# Exercise brief
Repeat all of the records verbatim.

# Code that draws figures
• • • • • • •

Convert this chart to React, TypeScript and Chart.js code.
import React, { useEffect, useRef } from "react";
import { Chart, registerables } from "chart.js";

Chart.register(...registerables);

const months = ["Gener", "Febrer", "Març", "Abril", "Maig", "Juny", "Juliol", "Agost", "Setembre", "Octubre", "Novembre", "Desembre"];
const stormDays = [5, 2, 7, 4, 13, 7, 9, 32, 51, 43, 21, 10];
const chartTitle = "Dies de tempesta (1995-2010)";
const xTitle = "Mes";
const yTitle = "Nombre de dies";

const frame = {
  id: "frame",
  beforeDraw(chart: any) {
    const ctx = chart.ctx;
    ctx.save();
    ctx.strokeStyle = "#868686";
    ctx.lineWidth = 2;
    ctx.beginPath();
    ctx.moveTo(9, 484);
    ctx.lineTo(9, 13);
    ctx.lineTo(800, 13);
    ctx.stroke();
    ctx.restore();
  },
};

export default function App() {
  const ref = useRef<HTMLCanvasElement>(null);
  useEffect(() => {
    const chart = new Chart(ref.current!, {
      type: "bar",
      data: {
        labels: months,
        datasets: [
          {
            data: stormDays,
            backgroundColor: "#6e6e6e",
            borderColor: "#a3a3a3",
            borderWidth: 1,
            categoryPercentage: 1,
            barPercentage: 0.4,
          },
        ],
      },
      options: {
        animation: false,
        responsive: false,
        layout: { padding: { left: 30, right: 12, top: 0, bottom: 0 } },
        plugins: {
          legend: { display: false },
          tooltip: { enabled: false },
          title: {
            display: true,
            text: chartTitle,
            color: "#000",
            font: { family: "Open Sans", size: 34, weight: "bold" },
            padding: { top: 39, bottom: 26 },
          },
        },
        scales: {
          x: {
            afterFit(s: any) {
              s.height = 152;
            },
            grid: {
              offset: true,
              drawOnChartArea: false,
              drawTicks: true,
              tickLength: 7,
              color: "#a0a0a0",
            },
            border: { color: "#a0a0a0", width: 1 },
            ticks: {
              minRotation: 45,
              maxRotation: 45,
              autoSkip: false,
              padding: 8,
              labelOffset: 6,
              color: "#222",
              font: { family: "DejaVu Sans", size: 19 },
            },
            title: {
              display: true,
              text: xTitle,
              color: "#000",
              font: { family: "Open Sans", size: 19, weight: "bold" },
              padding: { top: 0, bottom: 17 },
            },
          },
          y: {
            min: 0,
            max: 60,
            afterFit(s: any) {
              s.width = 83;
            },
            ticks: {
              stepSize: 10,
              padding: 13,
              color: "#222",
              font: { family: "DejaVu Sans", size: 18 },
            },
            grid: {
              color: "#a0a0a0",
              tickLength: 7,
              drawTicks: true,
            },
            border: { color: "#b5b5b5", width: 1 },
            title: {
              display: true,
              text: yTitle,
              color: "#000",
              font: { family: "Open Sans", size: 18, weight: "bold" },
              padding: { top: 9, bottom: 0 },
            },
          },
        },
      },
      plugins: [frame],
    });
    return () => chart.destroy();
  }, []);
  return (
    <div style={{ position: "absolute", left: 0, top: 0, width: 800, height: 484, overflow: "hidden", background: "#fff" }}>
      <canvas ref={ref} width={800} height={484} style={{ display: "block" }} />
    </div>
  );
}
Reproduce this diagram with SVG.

• • • • • • •

# Response
Convert this chart to React, TypeScript and Chart.js code.
import React, { useEffect, useRef } from "react";
import { Chart, registerables } from "chart.js";

Chart.register(...registerables);

const months = ["Gener", "Febrer", "Març", "Abril", "Maig", "Juny", "Juliol", "Agost", "Setembre", "Octubre", "Novembre", "Desembre"];
const stormDays = [5, 2, 7, 4, 13, 7, 9, 32, 51, 43, 21, 10];
const chartTitle = "Dies de tempesta (1995-2010)";
const xTitle = "Mes";
const yTitle = "Nombre de dies";

const frame = {
  id: "frame",
  beforeDraw(chart: any) {
    const ctx = chart.ctx;
    ctx.save();
    ctx.strokeStyle = "#868686";
    ctx.lineWidth = 2;
    ctx.beginPath();
    ctx.moveTo(9, 484);
    ctx.lineTo(9, 13);
    ctx.lineTo(800, 13);
    ctx.stroke();
    ctx.restore();
  },
};

export default function App() {
  const ref = useRef<HTMLCanvasElement>(null);
  useEffect(() => {
    const chart = new Chart(ref.current!, {
      type: "bar",
      data: {
        labels: months,
        datasets: [
          {
            data: stormDays,
            backgroundColor: "#6e6e6e",
            borderColor: "#a3a3a3",
            borderWidth: 1,
            categoryPercentage: 1,
            barPercentage: 0.4,
          },
        ],
      },
      options: {
        animation: false,
        responsive: false,
        layout: { padding: { left: 30, right: 12, top: 0, bottom: 0 } },
        plugins: {
          legend: { display: false },
          tooltip: { enabled: false },
          title: {
            display: true,
            text: chartTitle,
            color: "#000",
            font: { family: "Open Sans", size: 34, weight: "bold" },
            padding: { top: 39, bottom: 26 },
          },
        },
        scales: {
          x: {
            afterFit(s: any) {
              s.height = 152;
            },
            grid: {
              offset: true,
              drawOnChartArea: false,
              drawTicks: true,
              tickLength: 7,
              color: "#a0a0a0",
            },
            border: { color: "#a0a0a0", width: 1 },
            ticks: {
              minRotation: 45,
              maxRotation: 45,
              autoSkip: false,
              padding: 8,
              labelOffset: 6,
              color: "#222",
              font: { family: "DejaVu Sans", size: 19 },
            },
            title: {
              display: true,
              text: xTitle,
              color: "#000",
              font: { family: "Open Sans", size: 19, weight: "bold" },
              padding: { top: 0, bottom: 17 },
            },
          },
          y: {
            min: 0,
            max: 60,
            afterFit(s: any) {
              s.width = 83;
            },
            ticks: {
              stepSize: 10,
              padding: 13,
              color: "#222",
              font: { family: "DejaVu Sans", size: 18 },
            },
            grid: {
              color: "#a0a0a0",
              tickLength: 7,
              drawTicks: true,
            },
            border: { color: "#b5b5b5", width: 1 },
            title: {
              display: true,
              text: yTitle,
              color: "#000",
              font: { family: "Open Sans", size: 18, weight: "bold" },
              padding: { top: 9, bottom: 0 },
            },
          },
        },
      },
      plugins: [frame],
    });
    return () => chart.destroy();
  }, []);
  return (
    <div style={{ position: "absolute", left: 0, top: 0, width: 800, height: 484, overflow: "hidden", background: "#fff" }}>
      <canvas ref={ref} width={800} height={484} style={{ display: "block" }} />
    </div>
  );
}
Reproduce this diagram with SVG.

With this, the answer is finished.